>>>>

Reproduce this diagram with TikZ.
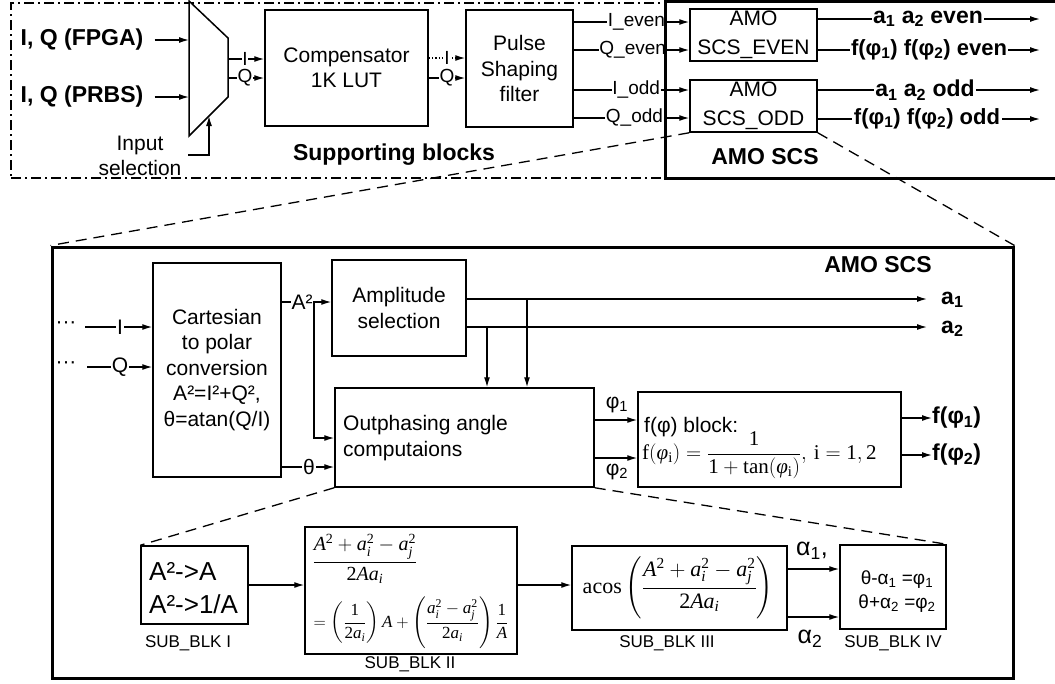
\RequirePackage{fix-cm}
\documentclass[tikz,border=0pt]{standalone}
\usepackage[no-math]{fontspec}
\setmainfont{Liberation Sans}
\newfontfamily\libserfam{Liberation Serif}[NFSSFamily=libser]
\usepackage{amsmath}
\DeclareSymbolFont{tlet}{TU}{libser}{m}{it}
\DeclareSymbolFont{trm}{TU}{libser}{m}{n}
\DeclareSymbolFontAlphabet{\mathrm}{trm}
\Umathcode`A=7 \symtlet `A
\Umathcode`a=7 \symtlet `a
\Umathcode`i=7 \symtlet `i
\Umathcode`j=7 \symtlet `j
\Umathcode`1=0 \symtrm `1
\Umathcode`2=0 \symtrm `2
\Umathchardef\tvarphi=7 \symtlet "03C6
\usetikzlibrary{arrows.meta}
\tikzset{
  blk/.style={draw, line width=1.5pt, inner sep=0pt},
  txt/.style={font=\fontsize{21}{25.5}\selectfont, align=center, inner sep=0pt},
  btxt/.style={font=\bfseries\fontsize{23}{27}\selectfont, inner sep=0pt},
  lab/.style={font=\fontsize{19}{22}\selectfont, fill=white, inner sep=0.8pt},
  blab/.style={font=\bfseries\fontsize{23}{27}\selectfont, fill=white, inner sep=1.5pt},
  conn/.style={line width=1.3pt},
  arr/.style={conn, -{Latex[length=10pt,width=6pt]}},
  subl/.style={font=\fontsize{17}{20}\selectfont, inner sep=0pt},
  zoomline/.style={line width=1.3pt, dash pattern=on 11pt off 7pt},
  frame/.style={draw, line width=3pt, inner sep=0pt},
}
\begin{document}
\begin{tikzpicture}[x=1pt,y=-1pt]
\useasboundingbox (0,0) rectangle (1055,683);

% ---------- top: supporting blocks ----------
\node[draw, line width=1.5pt, dash pattern=on 10pt off 4pt on 2pt off 4pt, inner sep=0pt,
      minimum width=654pt, minimum height=175pt] (sup) at (338,90.5) {};

\coordinate (m1) at (189,1);
\coordinate (m2) at (228,38);
\coordinate (m3) at (228,97);
\coordinate (m4) at (189,136);
\draw[line width=1.5pt, fill=white] (m1) -- (m2) -- (m3) -- (m4) -- cycle;

\node[btxt] (fpga) at (82,40) {I, Q (FPGA)};
\node[btxt] (prbs) at (82,97) {I, Q (PRBS)};
\draw[arr] ([xshift=11pt]fpga.east) -- (m1 |- fpga);
\draw[arr] ([xshift=11pt]prbs.east) -- (m1 |- prbs);

\node[txt] (insel) at (140,156) {Input\\selection};
\coordinate (s0) at (188,155);
\coordinate (s1) at (209,116);
\draw[arr] (s0) -| (s1);

\node[blk, txt, minimum width=163pt, minimum height=116pt] (comp) at (346.5,68) {Compensator\\1K LUT};
\node[blk, txt, minimum width=107pt, minimum height=117pt] (pulse) at (519.5,68.5) {Pulse\\Shaping\\filter};

\coordinate (mi) at (228,59);
\coordinate (mq) at (228,78);
\draw[arr] (mi) -- (comp.west |- mi);
\node[lab] at (245,59) {I};
\draw[arr] (mq) -- (comp.west |- mq);
\node[lab] at (245,78) {Q};

\draw[conn, dotted, -{Latex[length=10pt,width=6pt]}] (comp.east |- 0,58) -- (pulse.west |- 0,58);
\node[lab] at (447,58) {I};
\draw[arr] (comp.east |- 0,78) -- (pulse.west |- 0,78);
\node[lab] at (447,78) {Q};

\node[blk, font=\fontsize{21}{29}\selectfont, align=center, minimum width=127pt, minimum height=52pt] (even) at (753.5,35) {AMO\\SCS\_EVEN};
\node[blk, font=\fontsize{21}{29}\selectfont, align=center, minimum width=127pt, minimum height=52pt] (odd) at (753.5,106) {AMO\\SCS\_ODD};

\draw[arr] (pulse.east |- 0,22) -- (even.west |- 0,22);
\node[lab, anchor=east] at (666,22) {I\_even};
\draw[arr] (pulse.east |- 0,50) -- (even.west |- 0,50);
\node[lab, anchor=east] at (667,50) {Q\_even};
\draw[arr] (pulse.east |- 0,90) -- (odd.west |- 0,90);
\node[lab, anchor=east] at (661,90) {I\_odd};
\draw[arr] (pulse.east |- 0,118) -- (odd.west |- 0,118);
\node[lab, anchor=east] at (664,118) {Q\_odd};

\coordinate (o1) at (1040,19);
\coordinate (o2) at (1040,50);
\coordinate (o3) at (1040,90);
\coordinate (o4) at (1040,119);
\draw[arr] (even.east |- o1) -- (o1);
\node[blab] at (928,19) {a\textsubscript{1} a\textsubscript{2} even};
\draw[arr] (even.east |- o2) -- (o2);
\node[blab, font=\bfseries\fontsize{22}{26}\selectfont] at (929,50) {f(φ\textsubscript{1}) f(φ\textsubscript{2}) even};
\draw[arr] (odd.east |- o3) -- (o3);
\node[blab] at (925,90) {a\textsubscript{1} a\textsubscript{2} odd};
\draw[arr] (odd.east |- o4) -- (o4);
\node[blab, font=\bfseries\fontsize{22}{26}\selectfont] at (927,119) {f(φ\textsubscript{1}) f(φ\textsubscript{2}) odd};

\node[btxt] (suplab) at (394,155) {Supporting blocks};
\node[frame, minimum width=397pt, minimum height=177pt] (amo) at (863.5,89.5) {};
\node[btxt] (amolab) at (765,157) {AMO SCS};

% ---------- big AMO SCS box ----------
\node[frame, minimum width=961pt, minimum height=431pt] (big) at (532.5,462.5) {};
\draw[zoomline] (odd.south west) -- (big.north west);
\draw[zoomline] (odd.south east) -- (big.north east);
\node[btxt] (biglab) at (878,265) {AMO SCS};

\node[blk, txt, minimum width=128pt, minimum height=214pt] (cart) at (217,370)
  {Cartesian\\to polar\\conversion\\A²=I²+Q²,\\θ=atan(Q/I)};
\node[blk, txt, minimum width=134pt, minimum height=96pt] (amp) at (399,308) {Amplitude\\selection};
\node[blk, minimum width=259pt, minimum height=99pt] (outp) at (464.5,437.5) {};
\node[txt, align=left, anchor=west] (outpt) at (343,438) {Outphasing angle\\computaions};
\node[blk, minimum width=263pt, minimum height=95pt] (fblk) at (769.5,439.5) {};
\node[txt, anchor=west] (fblkt) at (644,427) {f(φ) block:};
\node[anchor=west, inner sep=0pt, font=\fontsize{21}{25}\selectfont] (fform) at (642,455)
  {$\mathrm{f}(\tvarphi_{\mathrm{i}})=\dfrac{1}{1+\mathrm{tan}(\tvarphi_{\mathrm{i}})},\,\mathrm{i}=1,2$};

\node[txt] (dots1) at (66,325) {···};
\node[txt] (dots2) at (66,365) {···};
\coordinate (ci) at (85,327);
\coordinate (cq) at (87,367);
\draw[arr] (ci) -- (cart.west |- ci);
\node[lab, font=\fontsize{21}{24}\selectfont] at (120,327) {I};
\draw[arr] (cq) -- (cart.west |- cq);
\node[lab, font=\fontsize{21}{24}\selectfont] at (120,367) {Q};

\draw[arr] (cart.east |- 0,302) -- (amp.west |- 0,302);
\coordinate (br) at (314,302);
\draw[arr] (br) |- (outp.west |- 0,438);
\node[lab, font=\fontsize{21}{24}\selectfont, inner sep=0.3pt] at (302,302) {A²};
\draw[arr] (cart.east |- 0,467) -- (outp.west |- 0,467);
\node[lab, font=\fontsize{21}{24}\selectfont] at (309,467) {θ};

\coordinate (a1e) at (927,299);
\coordinate (a2e) at (927,327);
\draw[arr] (amp.east |- a1e) -- (a1e);
\draw[arr] (amp.east |- a2e) -- (a2e);
\node[btxt, anchor=west] at (941,300) {a\textsubscript{1}};
\node[btxt, anchor=west] at (941,329) {a\textsubscript{2}};
\coordinate (d1) at (527,299);
\coordinate (d2) at (487,327);
\draw[arr] (d1) -- (outp.north -| d1);
\draw[arr] (d2) -- (outp.north -| d2);

\draw[arr] (outp.east |- 0,420) -- (fblk.west |- 0,420);
\node[txt] at (617,405) {φ\textsubscript{1}};
\draw[arr] (outp.east |- 0,458) -- (fblk.west |- 0,458);
\node[txt] at (617,472) {φ\textsubscript{2}};

\coordinate (f1e) at (932,418);
\coordinate (f2e) at (932,455);
\draw[arr] (fblk.east |- f1e) -- (f1e);
\draw[arr] (fblk.east |- f2e) -- (f2e);
\node[btxt, anchor=west] at (f1e) {f(φ\textsubscript{1})};
\node[btxt, anchor=west] at (f2e) {f(φ\textsubscript{2})};

% ---------- sub blocks ----------
\node[blk, minimum width=107pt, minimum height=78pt] (sb1) at (194.5,585) {};
\node[align=left, anchor=west, inner sep=0pt, font=\fontsize{26}{33}\selectfont] at (149,588.5) {A²->A\\A²->1/A};
\node[subl] at (188,643) {SUB\_BLK I};

\node[blk, minimum width=212pt, minimum height=127pt] (sb2) at (411,590.5) {};
\node[inner sep=0pt, font=\fontsize{20}{24}\selectfont] at (365,559) {$\dfrac{A^2+a_i^2-a_j^2}{2Aa_i}$};
\node[inner sep=0pt, font=\fontsize{17}{20}\selectfont] at (411,623)
  {$=\left(\dfrac{1}{2a_i}\right)A+\left(\dfrac{a_i^2-a_j^2}{2a_i}\right)\dfrac{1}{A}$};
\node[subl] at (410,664) {SUB\_BLK II};

\node[blk, minimum width=215pt, minimum height=84pt] (sb3) at (679.5,588) {};
\node[inner sep=0pt, font=\fontsize{22}{26}\selectfont] at (678,588)
  {$\mathrm{acos}\left(\dfrac{A^2+a_i^2-a_j^2}{2Aa_i}\right)$};
\node[subl] at (667,643) {SUB\_BLK III};

\node[blk, minimum width=106pt, minimum height=84pt] (sb4) at (893,587) {};
\node[align=center, inner sep=0pt, font=\fontsize{19}{24}\selectfont] at (897,592)
  {θ-α\textsubscript{1} =φ\textsubscript{1}\\θ+α\textsubscript{2} =φ\textsubscript{2}};
\node[subl] at (893,643) {SUB\_BLK IV};

\draw[arr] (sb1.east |- 0,585) -- (sb2.west |- 0,585);
\draw[arr] (sb2.east |- 0,585) -- (sb3.west |- 0,585);
\draw[arr] (sb3.east |- 0,569) -- (sb4.west |- 0,569);
\draw[arr] (sb3.east |- 0,617) -- (sb4.west |- 0,617);
\node[font=\fontsize{25}{28}\selectfont, inner sep=0pt] at (812,551) {α\textsubscript{1},};
\node[font=\fontsize{25}{28}\selectfont, inner sep=0pt] at (810,639) {α\textsubscript{2}};

\draw[zoomline] (outp.south west) -- (sb1.north west);
\draw[zoomline] (outp.south east) -- (sb4.north east);
\end{tikzpicture}
\end{document}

<<<<

[Exercise]
Restate the material word for word from its first line through the line containing "(0,0) rectangle (1055,683);", both included; the pictures do not belong in it.

[Answer to this task]
Reproduce this diagram with TikZ.
\RequirePackage{fix-cm}
\documentclass[tikz,border=0pt]{standalone}
\usepackage[no-math]{fontspec}
\setmainfont{Liberation Sans}
\newfontfamily\libserfam{Liberation Serif}[NFSSFamily=libser]
\usepackage{amsmath}
\DeclareSymbolFont{tlet}{TU}{libser}{m}{it}
\DeclareSymbolFont{trm}{TU}{libser}{m}{n}
\DeclareSymbolFontAlphabet{\mathrm}{trm}
\Umathcode`A=7 \symtlet `A
\Umathcode`a=7 \symtlet `a
\Umathcode`i=7 \symtlet `i
\Umathcode`j=7 \symtlet `j
\Umathcode`1=0 \symtrm `1
\Umathcode`2=0 \symtrm `2
\Umathchardef\tvarphi=7 \symtlet "03C6
\usetikzlibrary{arrows.meta}
\tikzset{
  blk/.style={draw, line width=1.5pt, inner sep=0pt},
  txt/.style={font=\fontsize{21}{25.5}\selectfont, align=center, inner sep=0pt},
  btxt/.style={font=\bfseries\fontsize{23}{27}\selectfont, inner sep=0pt},
  lab/.style={font=\fontsize{19}{22}\selectfont, fill=white, inner sep=0.8pt},
  blab/.style={font=\bfseries\fontsize{23}{27}\selectfont, fill=white, inner sep=1.5pt},
  conn/.style={line width=1.3pt},
  arr/.style={conn, -{Latex[length=10pt,width=6pt]}},
  subl/.style={font=\fontsize{17}{20}\selectfont, inner sep=0pt},
  zoomline/.style={line width=1.3pt, dash pattern=on 11pt off 7pt},
  frame/.style={draw, line width=3pt, inner sep=0pt},
}
\begin{document}
\begin{tikzpicture}[x=1pt,y=-1pt]
\useasboundingbox (0,0) rectangle (1055,683);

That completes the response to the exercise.